The dozens of liquor stores located in Baltimore's residential neighborhoods are unquestionably harmful to the city. Besides being a drag on property values and in many cases a contributor to blight, these stores, grandfathered in under older, looser zoning regulations, are a threat to public health. Not only is their presence associated with the medical problems of alcohol abuse but Johns Hopkins researchers have also found a link between these stores and increased violent crime. Baltimore health and planning officials are well justified in making their reduction or elimination a top goal.
However, the owners of the stores have legitimate reason for concern with city officials' plan to use an upcoming rewrite of the zoning code to effectively strip them of their licenses within about two years. These stores are overwhelmingly family proprietorships, and, through a demographic quirk, are almost entirely owned by Korean Americans. These small businessmen and women have invested considerable effort and money in what they had every reason to expect would be a legal business. The city may have the power to render their liquor licenses void from one day to the next, but that doesn't make it right.
The problem is, effectively, the flip side of the one Baltimore County officials have been wrestling with in recent years. There, the focus has been on making liquor licenses available in areas where they can be used as an economic development tool. In Baltimore, the issue is finding a way to get them out of areas where they are a drag on the community. But the issues have their root in the same problem: an antiquated regulatory system that treats liquor licenses as a salable commodity.
That's why city zoning changes that made these liquor stores a non-conforming use more than 40 years ago have had so little impact on reducing their numbers. Business owners come and go, but the licenses live on — and communities become increasingly frustrated.

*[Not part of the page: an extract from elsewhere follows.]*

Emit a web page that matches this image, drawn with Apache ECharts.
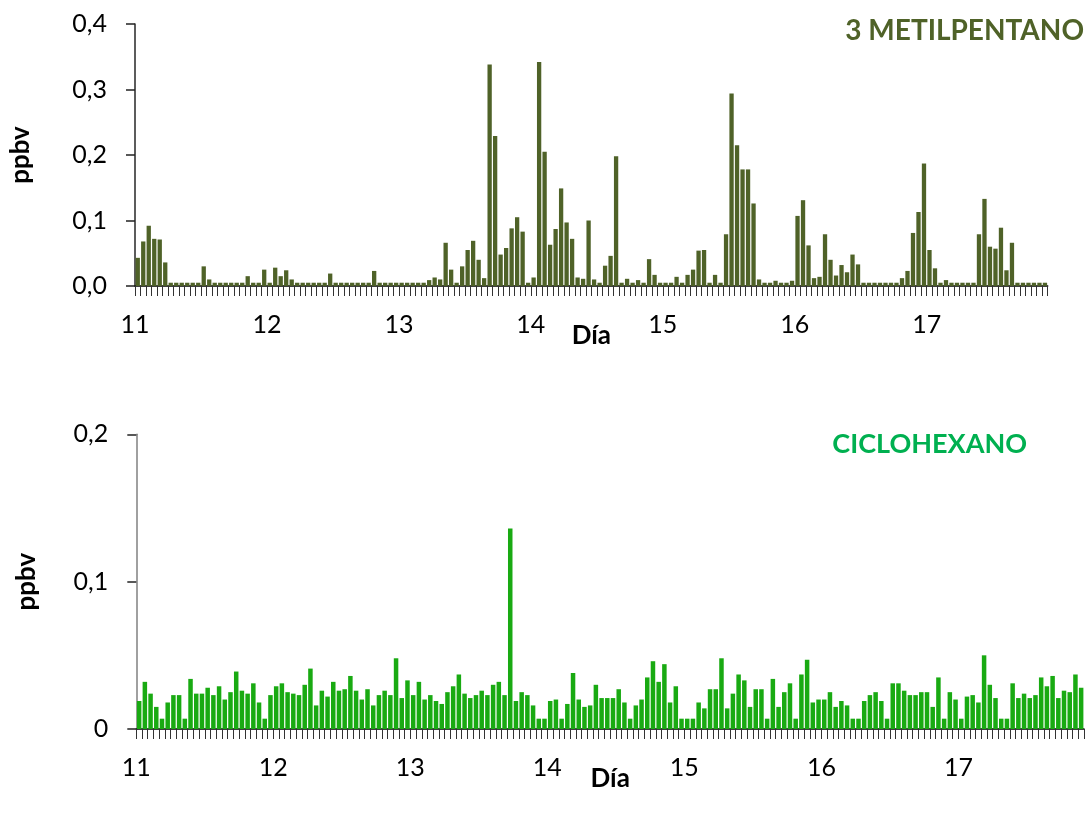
<!DOCTYPE html>
<html>
<head>
<meta charset="utf-8">
<script src="https://cdn.jsdelivr.net/npm/echarts@6/dist/echarts.min.js"></script>
<style>
  html, body { margin: 0; padding: 0; background: #fff; }
  #chart { width: 1087px; height: 825px; }
</style>
</head>
<body>
<div id="chart"></div>
<script>
// Hourly concentrations (ppbv), starting at day 11 00:00
const dayLabels = ['11', '12', '13', '14', '15', '16', '17'];
const hoursPerDay = 24;

const metilpentano = [
  0.043, 0.068, 0.092, 0.072, 0.071, 0.036, 0.005, 0.005, 0.005, 0.005, 0.005, 0.005,
  0.030, 0.010, 0.005, 0.005, 0.005, 0.005, 0.005, 0.005, 0.015, 0.005, 0.005, 0.025,
  0.005, 0.028, 0.015, 0.024, 0.010, 0.005, 0.005, 0.005, 0.005, 0.005, 0.005, 0.019,
  0.005, 0.005, 0.005, 0.005, 0.005, 0.005, 0.005, 0.023, 0.005, 0.005, 0.005, 0.005,
  0.005, 0.005, 0.005, 0.005, 0.005, 0.009, 0.013, 0.010, 0.066, 0.025, 0.005, 0.030,
  0.055, 0.069, 0.040, 0.012, 0.338, 0.229, 0.048, 0.058, 0.088, 0.105, 0.083, 0.005,
  0.013, 0.342, 0.205, 0.063, 0.087, 0.149, 0.097, 0.072, 0.013, 0.011, 0.100, 0.010,
  0.005, 0.031, 0.046, 0.198, 0.005, 0.011, 0.005, 0.009, 0.005, 0.041, 0.017, 0.005,
  0.005, 0.005, 0.014, 0.005, 0.017, 0.025, 0.054, 0.055, 0.005, 0.017, 0.005, 0.079,
  0.294, 0.215, 0.178, 0.178, 0.126, 0.010, 0.005, 0.005, 0.008, 0.005, 0.005, 0.008,
  0.107, 0.131, 0.062, 0.012, 0.014, 0.079, 0.040, 0.016, 0.032, 0.021, 0.048, 0.033,
  0.005, 0.005, 0.005, 0.005, 0.005, 0.005, 0.005, 0.012, 0.023, 0.081, 0.113, 0.187,
  0.055, 0.027, 0.005, 0.009, 0.005, 0.005, 0.005, 0.005, 0.005, 0.079, 0.133, 0.060,
  0.057, 0.089, 0.024, 0.066, 0.005, 0.005, 0.005, 0.005, 0.005, 0.005
];

const ciclohexano = [
  0.019, 0.032, 0.024, 0.015, 0.007, 0.018, 0.023, 0.023, 0.007, 0.034, 0.024, 0.024,
  0.028, 0.023, 0.029, 0.020, 0.025, 0.039, 0.026, 0.024, 0.031, 0.018, 0.007, 0.023,
  0.029, 0.031, 0.025, 0.024, 0.023, 0.030, 0.041, 0.016, 0.026, 0.022, 0.032, 0.026,
  0.027, 0.036, 0.026, 0.020, 0.027, 0.016, 0.023, 0.026, 0.023, 0.048, 0.021, 0.033,
  0.023, 0.032, 0.020, 0.023, 0.019, 0.017, 0.025, 0.029, 0.037, 0.024, 0.021, 0.023,
  0.026, 0.023, 0.030, 0.032, 0.023, 0.136, 0.019, 0.025, 0.023, 0.016, 0.007, 0.007,
  0.019, 0.020, 0.007, 0.017, 0.038, 0.020, 0.015, 0.016, 0.030, 0.021, 0.021, 0.021,
  0.027, 0.018, 0.007, 0.016, 0.020, 0.035, 0.046, 0.032, 0.044, 0.018, 0.029, 0.007,
  0.007, 0.007, 0.018, 0.014, 0.027, 0.027, 0.048, 0.014, 0.024, 0.037, 0.033, 0.015,
  0.027, 0.027, 0.007, 0.034, 0.015, 0.025, 0.031, 0.007, 0.037, 0.047, 0.018, 0.020,
  0.020, 0.025, 0.015, 0.019, 0.016, 0.007, 0.007, 0.019, 0.023, 0.025, 0.019, 0.007,
  0.031, 0.031, 0.026, 0.023, 0.023, 0.025, 0.025, 0.015, 0.035, 0.007, 0.025, 0.020,
  0.007, 0.022, 0.023, 0.018, 0.050, 0.030, 0.021, 0.007, 0.007, 0.031, 0.021, 0.024,
  0.021, 0.023, 0.035, 0.029, 0.036, 0.021, 0.026, 0.025, 0.037, 0.028
];

const FONT = 'Lato, "Open Sans", sans-serif';
const comma = v => v.toFixed(1).replace('.', ',');

// each bar sits in the middle of its hour slot
const toPoints = arr => arr.map((v, i) => [i + 0.5, v]);

function xAxisFor(gridIndex, count) {
  return {
    gridIndex,
    type: 'value',
    min: 0,
    max: count,
    interval: 1,
    name: 'Día',
    nameLocation: 'middle',
    nameGap: 37,
    nameMoveOverlap: false,
    nameTextStyle: { fontFamily: FONT, fontSize: 26, fontWeight: 'bold', color: '#000' },
    axisLine: { show: true, lineStyle: { color: '#000', width: 1.5 } },
    axisTick: { show: true, length: 10, lineStyle: { color: '#333', width: 1 } },
    axisLabel: {
      margin: 26,
      fontFamily: FONT, fontSize: 25, color: '#000',
      formatter: v => (v % hoursPerDay === 0 && dayLabels[v / hoursPerDay]) ? dayLabels[v / hoursPerDay] : ''
    },
    splitLine: { show: false }
  };
}

function yAxisFor(gridIndex, max, fmt, lineColor, nameGap) {
  return {
    gridIndex,
    type: 'value',
    min: 0,
    max,
    interval: 0.1,
    name: 'ppbv',
    nameLocation: 'middle',
    nameGap,
    nameRotate: 90,
    nameMoveOverlap: false,
    nameTextStyle: { fontFamily: FONT, fontSize: 26, fontWeight: 'bold', color: '#000' },
    axisLine: { show: true, lineStyle: { color: lineColor, width: 1.5 } },
    axisTick: { show: true, length: 9, lineStyle: { color: '#222', width: 1.5 } },
    axisLabel: { margin: 28, fontFamily: FONT, fontSize: 25, color: '#000', formatter: fmt },
    splitLine: { show: false }
  };
}

const chart = echarts.init(document.getElementById('chart'), null, { renderer: 'canvas' });

chart.setOption({
  animation: false,
  backgroundColor: '#fff',
  title: [
    {
      text: '3 METILPENTANO', right: -2, top: 12,
      textStyle: { fontFamily: FONT, fontSize: 28, fontWeight: 'bold', color: '#4f6228' }
    },
    {
      text: 'CICLOHEXANO', right: 55, top: 426,
      textStyle: { fontFamily: FONT, fontSize: 27, fontWeight: 'bold', color: '#00b050' }
    }
  ],
  grid: [
    { left: 131.7, top: 24, width: 916, height: 262 },
    { left: 136.3, top: 434.3, width: 953, height: 294.7 }
  ],
  xAxis: [xAxisFor(0, metilpentano.length), xAxisFor(1, ciclohexano.length)],
  yAxis: [
    yAxisFor(0, 0.4, v => comma(v), '#262626', 101),
    yAxisFor(1, 0.2, v => (v === 0 ? '0' : comma(v)), '#808080', 97)
  ],
  series: [
    {
      name: '3 METILPENTANO', type: 'bar', xAxisIndex: 0, yAxisIndex: 0,
      data: toPoints(metilpentano), barWidth: 4.3,
      itemStyle: { color: '#4f6228' }
    },
    {
      name: 'CICLOHEXANO', type: 'bar', xAxisIndex: 1, yAxisIndex: 1,
      data: toPoints(ciclohexano), barWidth: 4.5,
      itemStyle: { color: '#19aa12' }
    }
  ]
});
</script>
</body>
</html>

City Health Commissioner Oxiris Barbot says those communities should not be forgotten in this discussion. Liquor store owners may think the process is moving too fast, but for neighborhoods that have been dealing with the ill effects of these businesses for generations, it doesn't feel that way. Dr. Barbot says the liquor store owners knew when they bought their licenses that they were non-conforming uses and should have considered the possibility that the city would take this action.
However, given that the non-conforming uses have been allowed to continue for 42 years, that risk must have seemed remote. The going price for a liquor license for a package goods store in the city ranges from as little as $10,000 in West Baltimore to as much as $60,000 downtown, and that doesn't count the cost of the businesses themselves. City officials say they are willing to help the owners of these stores to convert to another line of business or to move elsewhere, but it is clear that many of them would be out a substantial investment if the city takes this action.
Representatives of the liquor store owners have expressed a willingness to discuss a compromise with the city, and we urge officials to explore the possibility. It is important to the health and well being of many Baltimore neighborhoods to get these liquor stores out of locations where they don't belong and where they contributed to crime and disease. But it is also important that the city be fair to its business owners. City officials should seek a solution that respects both sides of the issue.
In the meantime, though, Baltimore police have the power to padlock businesses that are a public nuisance, and the liquor board can strictly enforce state and local regulations, such as those that are meant to prevent taverns from acting as de facto package stores. They should do so aggressively. The plan to change the zoning code may have the benefit of allowing the city to deal with this problem all at once, but it's likely that officials have the ability under existing law to target many of the stores that cause the most harm.